* [TASK PROMPT]:
Your task is to reproduce, verbatim and without pictures, the lines from the opening of the listing through the line containing "lower = [-1.96 * s for s in smch_values]".

——————————

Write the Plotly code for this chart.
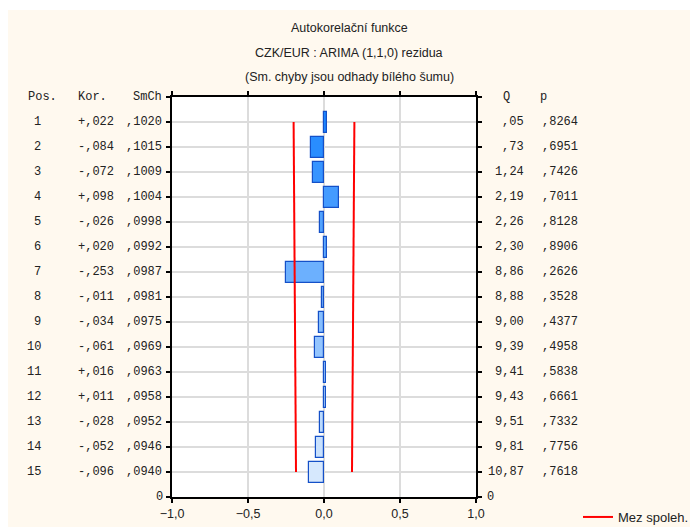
import plotly.graph_objects as go

# ---- data ----
lags = list(range(1, 16))
kor_values = [0.022, -0.084, -0.072, 0.098, -0.026, 0.020, -0.253, -0.011,
              -0.034, -0.061, 0.016, 0.011, -0.028, -0.052, -0.096]
kor_labels = ["+,022", "-,084", "-,072", "+,098", "-,026", "+,020", "-,253", "-,011",
              "-,034", "-,061", "+,016", "+,011", "-,028", "-,052", "-,096"]
smch_values = [0.1020, 0.1015, 0.1009, 0.1004, 0.0998, 0.0992, 0.0987, 0.0981,
               0.0975, 0.0969, 0.0963, 0.0958, 0.0952, 0.0946, 0.0940]
smch_labels = [",1020", ",1015", ",1009", ",1004", ",0998", ",0992", ",0987", ",0981",
               ",0975", ",0969", ",0963", ",0958", ",0952", ",0946", ",0940"]
q_labels = [",05", ",73", "1,24", "2,19", "2,26", "2,30", "8,86", "8,88",
            "9,00", "9,39", "9,41", "9,43", "9,51", "9,81", "10,87"]
p_labels = [",8264", ",6951", ",7426", ",7011", ",8128", ",8906", ",2626", ",3528",
            ",4377", ",4958", ",5838", ",6661", ",7332", ",7756", ",7618"]
x_ticks = [-1.0, -0.5, 0.0, 0.5, 1.0]

n = len(lags)
ypos = [n + 1 - l for l in lags]  # lag 1 at the top

# confidence limits (white-noise, 95 %)
upper = [1.96 * s for s in smch_values]
lower = [-1.96 * s for s in smch_values]

# bar colours: gradient dark -> light blue
c0 = (28, 134, 255)
c1 = (214, 232, 253)
bar_colors = []
for i in range(n):
    t = i / (n - 1)
    r, g, b = (round(c0[k] + t * (c1[k] - c0[k])) for k in range(3))
    bar_colors.append(f"rgb({r},{g},{b})")

# ---- geometry (screen pixels; page body has an 8px margin) ----
OFF = 8
W, H = 690, 519
L, R, T, B = 172, 476, 97, 497  # plot area in screen pixels
PW, PH = R - L, B - T


def px(xs):
    return (xs - L) / PW


def py(ys):
    return (B - ys) / PH


fig = go.Figure()
fig.add_trace(go.Bar(
    x=kor_values, y=ypos, orientation="h", width=0.84, base=0,
    marker=dict(color=bar_colors, line=dict(color="#1450c8", width=1.2)),
    showlegend=False, hoverinfo="x",
))
fig.add_trace(go.Scatter(
    x=lower + [None] + upper, y=ypos + [None] + ypos, mode="lines",
    line=dict(color="#ff0000", width=2), name="Mez spoleh.", showlegend=True,
))

mono = "Liberation Mono, Courier New, monospace"
txt = "#222222"
ann = []
ann.append(dict(text="Pos.", x=px(26), y=n + 1, xanchor="left"))
ann.append(dict(text="Kor.", x=px(76), y=n + 1, xanchor="left"))
ann.append(dict(text="SmCh", x=px(164), y=n + 1, xanchor="right"))
ann.append(dict(text="Q", x=px(501), y=n + 1, xanchor="left"))
ann.append(dict(text="p", x=px(538), y=n + 1, xanchor="left"))
for i in range(n):
    ann.append(dict(text=str(lags[i]), x=px(43), y=ypos[i], xanchor="right"))
    ann.append(dict(text=kor_labels[i], x=px(76), y=ypos[i], xanchor="left"))
    ann.append(dict(text=smch_labels[i], x=px(164), y=ypos[i], xanchor="right"))
    ann.append(dict(text=q_labels[i], x=px(526), y=ypos[i], xanchor="right"))
    ann.append(dict(text=p_labels[i], x=px(540), y=ypos[i], xanchor="left"))
ann.append(dict(text="0", x=px(165), y=0, xanchor="right"))
ann.append(dict(text="0", x=px(485), y=0, xanchor="left"))
for a in ann:
    a.update(xref="paper", yref="y", yanchor="middle", showarrow=False,
             font=dict(family=mono, size=12, color=txt))

titles = ["Autokorelační funkce", "CZK/EUR : ARIMA (1,1,0) rezidua",
          "(Sm. chyby jsou odhady bílého šumu)"]
for t, yy in zip(titles, [28, 53, 77]):
    ann.append(dict(text=t, x=px(349), y=py(yy), xref="paper", yref="paper",
                    xanchor="center", yanchor="middle", showarrow=False,
                    font=dict(family="Liberation Sans, Arial", size=12.5, color=txt)))

shapes = [
    dict(type="rect", xref="paper", yref="paper", x0=px(0), x1=px(710), y0=py(10), y1=py(0),
         fillcolor="white", line=dict(width=0), layer="above"),
]

fig.update_layout(
    width=W, height=H,
    margin=dict(l=L - OFF, r=W - (R - OFF), t=T - OFF, b=H - (B - OFF), pad=0,
                autoexpand=False),
    paper_bgcolor="#fff9ef", plot_bgcolor="white",
    separators=",.",
    bargap=0,
    annotations=ann, shapes=shapes,
    font=dict(family="Liberation Sans, Arial", size=12, color=txt),
    showlegend=True,
    legend=dict(x=px(578), y=py(502), xanchor="left", yanchor="top",
                bgcolor="rgba(0,0,0,0)", font=dict(size=13, color=txt),
                itemwidth=30),
)
fig.update_xaxes(
    range=[-1, 1], tickvals=x_ticks, tickformat=".1f",
    showgrid=True, gridcolor="#dcdcdc", gridwidth=1.5, zeroline=False,
    showline=True, linecolor="black", linewidth=2, mirror="ticks",
    ticks="outside", ticklen=4, tickwidth=2, tickcolor="black",
    tickfont=dict(size=12.5, color=txt),
)
fig.update_yaxes(
    range=[0, n + 1], tickvals=list(range(0, n + 2)), showticklabels=False,
    showgrid=True, gridcolor="#dcdcdc", gridwidth=1.5, zeroline=False,
    showline=True, linecolor="black", linewidth=2, mirror="ticks",
    ticks="outside", ticklen=4, tickwidth=2, tickcolor="black",
)

fig.write_html("out.html")
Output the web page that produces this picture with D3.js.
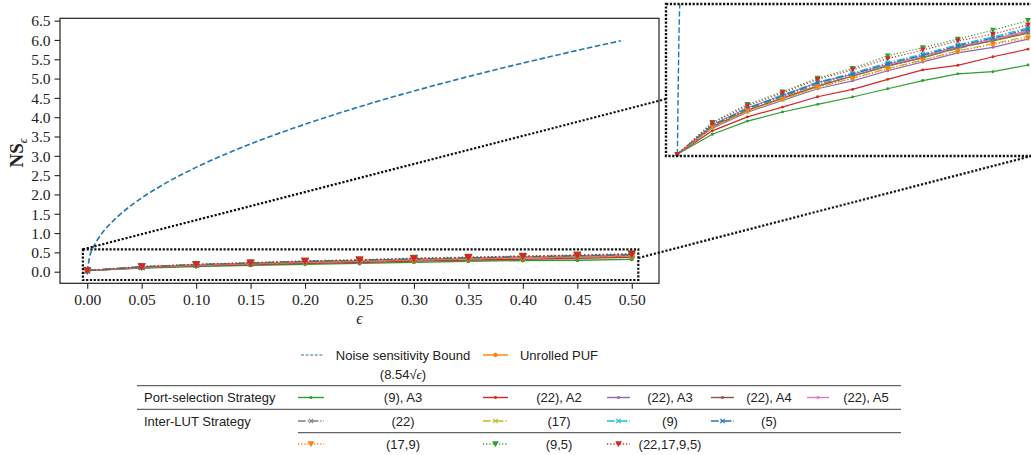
<!DOCTYPE html>
<head>
  <meta charset="utf-8">
  <script src="https://cdn.jsdelivr.net/npm/d3@7"></script>
  <style>
    body { margin:0; background:#fff; overflow:hidden; }
    .tick text { font-family: "Liberation Serif", "Times New Roman", serif; font-size: 15.5px; fill: #222; }
    .tick line { stroke: #222; stroke-width: 1.1px; }
    .legend text { font-family: "Liberation Sans", Arial, sans-serif; font-size: 13px; fill: #222; }
  </style>
</head>
<body>
<script>
// values
var eps = [0, 0.05, 0.10, 0.15, 0.20, 0.25, 0.30, 0.35, 0.40, 0.45, 0.50];

var boundEps  = [0, 0.0025, 0.005, 0.01, 0.02, 0.03, 0.05, 0.07, 0.10, 0.13, 0.16, 0.20, 0.25, 0.30, 0.35, 0.40, 0.45, 0.49];
var boundVals = [0, 0.427, 0.604, 0.854, 1.208, 1.479, 1.910, 2.259, 2.701, 3.079, 3.416, 3.819, 4.270, 4.678, 5.052, 5.401, 5.729, 5.978];

var unrolledPuf = [0.027, 0.118, 0.172, 0.212, 0.252, 0.283, 0.316, 0.343, 0.377, 0.401, 0.429];
var ps9A3   = [0.027, 0.093, 0.136, 0.166, 0.191, 0.215, 0.242, 0.269, 0.291, 0.298, 0.320];
var ps22A2  = [0.027, 0.104, 0.150, 0.182, 0.216, 0.240, 0.273, 0.304, 0.319, 0.347, 0.372];
var ps22A3  = [0.027, 0.113, 0.165, 0.204, 0.242, 0.268, 0.301, 0.330, 0.360, 0.378, 0.405];
var ps22A4  = [0.027, 0.117, 0.171, 0.211, 0.250, 0.284, 0.318, 0.344, 0.378, 0.399, 0.424];
var ps22A5  = [0.027, 0.124, 0.180, 0.220, 0.262, 0.289, 0.322, 0.350, 0.380, 0.405, 0.432];
var il22    = [0.027, 0.120, 0.176, 0.216, 0.257, 0.284, 0.316, 0.345, 0.374, 0.400, 0.428];
var il17    = [0.027, 0.115, 0.168, 0.207, 0.246, 0.277, 0.309, 0.336, 0.367, 0.390, 0.414];
var il9     = [0.027, 0.123, 0.179, 0.222, 0.264, 0.293, 0.328, 0.356, 0.387, 0.412, 0.442];
var il5     = [0.027, 0.122, 0.177, 0.219, 0.262, 0.290, 0.324, 0.352, 0.383, 0.408, 0.437];
var il17_9  = [0.027, 0.116, 0.169, 0.208, 0.248, 0.276, 0.306, 0.336, 0.364, 0.388, 0.408];
var il9_5   = [0.027, 0.132, 0.191, 0.232, 0.277, 0.309, 0.350, 0.377, 0.405, 0.434, 0.466];
var il22_17_9_5 = [0.027, 0.129, 0.186, 0.228, 0.273, 0.304, 0.341, 0.369, 0.399, 0.421, 0.451];

var xTicks = [0, 0.05, 0.10, 0.15, 0.20, 0.25, 0.30, 0.35, 0.40, 0.45, 0.50];
var yTicks = [0, 0.5, 1.0, 1.5, 2.0, 2.5, 3.0, 3.5, 4.0, 4.5, 5.0, 5.5, 6.0, 6.5];

// zoom window drawn on the main axes
var zoomBoxX = [-0.004, 0.506];
var zoomBoxY = [-0.215, 0.58];

// series styles (matplotlib tab10)
var series = [
  {label: "Unrolled PUF", v: unrolledPuf, color: "#ff7f0e", dash: null,  marker: "o"},
  {label: "(9), A3",  v: ps9A3,  color: "#2ca02c", dash: null, marker: "."},
  {label: "(22), A2", v: ps22A2, color: "#d62728", dash: null, marker: "."},
  {label: "(22), A3", v: ps22A3, color: "#9467bd", dash: null, marker: "."},
  {label: "(22), A4", v: ps22A4, color: "#8c564b", dash: null, marker: "."},
  {label: "(22), A5", v: ps22A5, color: "#e377c2", dash: null, marker: "."},
  {label: "(22)", v: il22, color: "#7f7f7f", dash: "dashdot", marker: "x"},
  {label: "(17)", v: il17, color: "#bcbd22", dash: "dashdot", marker: "x"},
  {label: "(9)",  v: il9,  color: "#17becf", dash: "dashdot", marker: "x"},
  {label: "(5)",  v: il5,  color: "#1f77b4", dash: "dashdot", marker: "x"},
  {label: "(17,9)", v: il17_9, color: "#ff7f0e", dash: "dotted", marker: "v"},
  {label: "(9,5)",  v: il9_5,  color: "#2ca02c", dash: "dotted", marker: "v"},
  {label: "(22,17,9,5)", v: il22_17_9_5, color: "#d62728", dash: "dotted", marker: "v"}
];

var width = 1031, height = 455;

var svg = d3.select("body").append("svg")
    .attr("width", width)
    .attr("height", height);

// ---- main axes
var main = {left: 60, right: 659, top: 18.3, bottom: 283.3};
var x = d3.scaleLinear().domain([-0.025, 0.525]).range([main.left, main.right]);
var y = d3.scaleLinear().domain([-0.3, 6.56]).range([main.bottom, main.top]);

// ---- inset axes
var ins = {left: 666, right: 1035, top: 4, bottom: 156};
var xi = d3.scaleLinear().domain([-0.0161, 0.51]).range([ins.left, ins.right]);
var yi = d3.scaleLinear().domain([0.0216, 0.52]).range([ins.bottom, ins.top]);

var defs = svg.append("defs");
defs.append("clipPath").attr("id", "clipMain").append("rect")
    .attr("x", main.left).attr("y", main.top)
    .attr("width", main.right - main.left).attr("height", main.bottom - main.top);
defs.append("clipPath").attr("id", "clipInset").append("rect")
    .attr("x", ins.left).attr("y", ins.top)
    .attr("width", ins.right - ins.left).attr("height", ins.bottom - ins.top);

function dashArray(kind, lw) {
  if (kind === "dashdot") return [6.4 * lw, 1.6 * lw, 1 * lw, 1.6 * lw].join(",");
  if (kind === "dotted") return [1 * lw, 1.65 * lw].join(",");
  return null;
}

function drawMarker(g, type, s, color) {
  if (type === "v") {
    g.append("path")
      .attr("d", "M" + (-s / 2) + "," + (-s * 0.42) + "L" + (s / 2) + "," + (-s * 0.42) + "L0," + (s * 0.5) + "Z")
      .attr("fill", color);
  } else if (type === "x") {
    var h = s * 0.35;
    g.append("path")
      .attr("d", "M" + -h + "," + -h + "L" + h + "," + h + "M" + -h + "," + h + "L" + h + "," + -h)
      .attr("stroke", color).attr("stroke-width", 1.1);
  } else if (type === "o") {
    g.append("circle").attr("r", s * 0.36).attr("fill", color);
  } else {
    g.append("circle").attr("r", s * 0.25).attr("fill", color);
  }
}

function drawSeries(g, xs, ys, lw, ms) {
  var line = d3.line().x(function(d) { return xs(d[0]); }).y(function(d) { return ys(d[1]); });

  // bound first
  var bpts = boundEps.map(function(e, i) { return [e, boundVals[i]]; });
  g.append("path")
    .datum(bpts)
    .attr("fill", "none")
    .attr("stroke", "#1f77b4")
    .attr("stroke-width", lw * 1.15)
    .attr("stroke-dasharray", "5.5,2.6")
    .attr("d", line.curve(d3.curveMonotoneX));
  line.curve(d3.curveLinear);

  series.forEach(function(s) {
    var pts = eps.map(function(e, i) { return [e, s.v[i]]; });
    g.append("path")
      .datum(pts)
      .attr("fill", "none")
      .attr("stroke", s.color)
      .attr("stroke-width", lw)
      .attr("stroke-dasharray", dashArray(s.dash, lw))
      .attr("d", line);
    g.selectAll(null).data(pts).enter().append("g")
      .attr("transform", function(d) { return "translate(" + xs(d[0]) + "," + ys(d[1]) + ")"; })
      .each(function() { drawMarker(d3.select(this), s.marker, ms, s.color); });
  });
}

// main plot content
var plot = svg.append("g").attr("clip-path", "url(#clipMain)");
drawSeries(plot, x, y, 1.4, 8);

// zoom box on main axes
svg.append("rect")
    .attr("x", x(zoomBoxX[0]))
    .attr("y", y(zoomBoxY[1]))
    .attr("width", x(zoomBoxX[1]) - x(zoomBoxX[0]))
    .attr("height", y(zoomBoxY[0]) - y(zoomBoxY[1]))
    .attr("fill", "none")
    .attr("stroke", "#111")
    .attr("stroke-width", 2.2)
    .attr("stroke-dasharray", "2.2,1.6");

// axes
var xAxisG = svg.append("g")
    .attr("transform", "translate(0," + main.bottom + ")")
    .call(d3.axisBottom(x).tickValues(xTicks).tickFormat(d3.format(".2f")).tickSize(5.5).tickPadding(4))
    .call(function(g) { g.select(".domain").remove(); });

var yAxisG = svg.append("g")
    .attr("transform", "translate(" + main.left + ",0)")
    .call(d3.axisLeft(y).tickValues(yTicks).tickFormat(d3.format(".1f")).tickSize(5.5).tickPadding(4))
    .call(function(g) { g.select(".domain").remove(); });

yAxisG.selectAll(".tick text").attr("dy", "0.34em");
xAxisG.selectAll(".tick text").attr("dy", "0.76em");

svg.append("rect")
    .attr("x", main.left).attr("y", main.top)
    .attr("width", main.right - main.left).attr("height", main.bottom - main.top)
    .attr("fill", "none").attr("stroke", "#222").attr("stroke-width", 1.2);

// axis labels
svg.append("text")
    .attr("x", (main.left + main.right) / 2)
    .attr("y", 324)
    .attr("text-anchor", "middle")
    .style("font-family", "'Liberation Serif', serif")
    .style("font-style", "italic")
    .style("font-size", "16px")
    .attr("fill", "#222")
    .text("ϵ");

var yl = svg.append("text")
    .attr("transform", "translate(23," + 153 + ") rotate(-90)")
    .attr("text-anchor", "middle")
    .style("font-family", "'Liberation Serif', serif")
    .style("font-size", "19px")
    .style("font-weight", "bold")
    .attr("fill", "#222");
yl.append("tspan").text("NS");
yl.append("tspan").attr("dy", 4).style("font-size", "12px").style("font-weight", "normal").style("font-style", "italic").text("ϵ");

// ---- inset
var inset = svg.append("g").attr("clip-path", "url(#clipInset)");
inset.append("rect")
    .attr("x", ins.left).attr("y", ins.top)
    .attr("width", ins.right - ins.left).attr("height", ins.bottom - ins.top)
    .attr("fill", "#fff");
drawSeries(inset, xi, yi, 1.2, 5.8);

svg.append("rect")
    .attr("x", ins.left).attr("y", ins.top)
    .attr("width", ins.right - ins.left).attr("height", ins.bottom - ins.top)
    .attr("fill", "none")
    .attr("stroke", "#111")
    .attr("stroke-width", 2.4)
    .attr("stroke-dasharray", "2.2,1.6");

// connector lines (main box -> inset)
var connectors = [
  {from: [zoomBoxX[0], zoomBoxY[1]], to: [xi.domain()[0], 0.2085]},
  {from: [zoomBoxX[1], 0.355], to: [0.505, yi.domain()[0]]}
];
svg.selectAll(null).data(connectors).enter().append("line")
    .attr("x1", function(d) { return x(d.from[0]); })
    .attr("y1", function(d) { return y(d.from[1]); })
    .attr("x2", function(d) { return xi(d.to[0]); })
    .attr("y2", function(d) { return yi(d.to[1]); })
    .attr("stroke", "#111")
    .attr("stroke-width", 2.2)
    .attr("stroke-dasharray", "2.2,1.8");

// ---- legend (table layout)
var legendRows = [
  {title: null, items: ["Noise sensitivity Bound", "Unrolled PUF"]},
  {title: "Port-selection Strategy", items: ["(9), A3", "(22), A2", "(22), A3", "(22), A4", "(22), A5"]},
  {title: "Inter-LUT Strategy", items: ["(22)", "(17)", "(9)", "(5)"]},
  {title: null, items: ["(17,9)", "(9,5)", "(22,17,9,5)"]}
];

var colSample = [[298, 324], [483, 508], [607, 630], [711, 734], [807, 829]];
var colText = [403, 559, 670, 769, 866];
var rowY = [355, 397.5, 421, 444];

var legend = svg.append("g").attr("class", "legend");

legendRows.forEach(function(row, r) {
  var cy = rowY[r];
  if (row.title) {
    legend.append("text").attr("x", 144).attr("y", cy).attr("dy", "0.35em").text(row.title);
  }
  row.items.forEach(function(name, c) {
    var s0 = colSample[c][0], s1 = colSample[c][1];
    var lg = legend.append("g");
    if (name === "Noise sensitivity Bound") {
      lg.append("line").attr("x1", s0 + 3).attr("x2", s1).attr("y1", cy).attr("y2", cy)
        .attr("stroke", "#1f77b4").attr("stroke-width", 1.1).attr("stroke-dasharray", "3,1.6");
    } else {
      var s = series.find(function(d) { return d.label === name; });
      lg.append("line").attr("x1", s0).attr("x2", s1).attr("y1", cy).attr("y2", cy)
        .attr("stroke", s.color).attr("stroke-width", 1.4)
        .attr("stroke-dasharray", dashArray(s.dash, 1.2));
      var mg = lg.append("g").attr("transform", "translate(" + ((s0 + s1) / 2) + "," + cy + ")");
      drawMarker(mg, s.marker, s.marker === "v" ? 6.5 : 6, s.color);
    }
    legend.append("text").attr("x", colText[c]).attr("y", cy).attr("dy", "0.35em")
      .attr("text-anchor", "middle").text(name);
  });
});

var f = legend.append("text").attr("x", colText[0]).attr("y", 374).attr("dy", "0.35em").attr("text-anchor", "middle");
f.append("tspan").text("(8.54√");
f.append("tspan").style("font-family", "'Liberation Serif', serif").style("font-style", "italic").text("ϵ");
f.append("tspan").text(")");

var rules = [[137, 901, 385.7], [137, 901, 409.3], [298, 901, 432.7]];
legend.selectAll("line.rule").data(rules).enter().append("line")
    .attr("class", "rule")
    .attr("x1", function(d) { return d[0]; })
    .attr("x2", function(d) { return d[1]; })
    .attr("y1", function(d) { return d[2]; })
    .attr("y2", function(d) { return d[2]; })
    .attr("stroke", "#666")
    .attr("stroke-width", 1.2);
</script>
</body>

——————————

* [OUTPUT FOR THIS TASK]:
Write the Plotly code for this chart.
import plotly.graph_objects as go

# ---- data ----
lags = list(range(1, 16))
kor_values = [0.022, -0.084, -0.072, 0.098, -0.026, 0.020, -0.253, -0.011,
              -0.034, -0.061, 0.016, 0.011, -0.028, -0.052, -0.096]
kor_labels = ["+,022", "-,084", "-,072", "+,098", "-,026", "+,020", "-,253", "-,011",
              "-,034", "-,061", "+,016", "+,011", "-,028", "-,052", "-,096"]
smch_values = [0.1020, 0.1015, 0.1009, 0.1004, 0.0998, 0.0992, 0.0987, 0.0981,
               0.0975, 0.0969, 0.0963, 0.0958, 0.0952, 0.0946, 0.0940]
smch_labels = [",1020", ",1015", ",1009", ",1004", ",0998", ",0992", ",0987", ",0981",
               ",0975", ",0969", ",0963", ",0958", ",0952", ",0946", ",0940"]
q_labels = [",05", ",73", "1,24", "2,19", "2,26", "2,30", "8,86", "8,88",
            "9,00", "9,39", "9,41", "9,43", "9,51", "9,81", "10,87"]
p_labels = [",8264", ",6951", ",7426", ",7011", ",8128", ",8906", ",2626", ",3528",
            ",4377", ",4958", ",5838", ",6661", ",7332", ",7756", ",7618"]
x_ticks = [-1.0, -0.5, 0.0, 0.5, 1.0]

n = len(lags)
ypos = [n + 1 - l for l in lags]  # lag 1 at the top

# confidence limits (white-noise, 95 %)
upper = [1.96 * s for s in smch_values]
lower = [-1.96 * s for s in smch_values]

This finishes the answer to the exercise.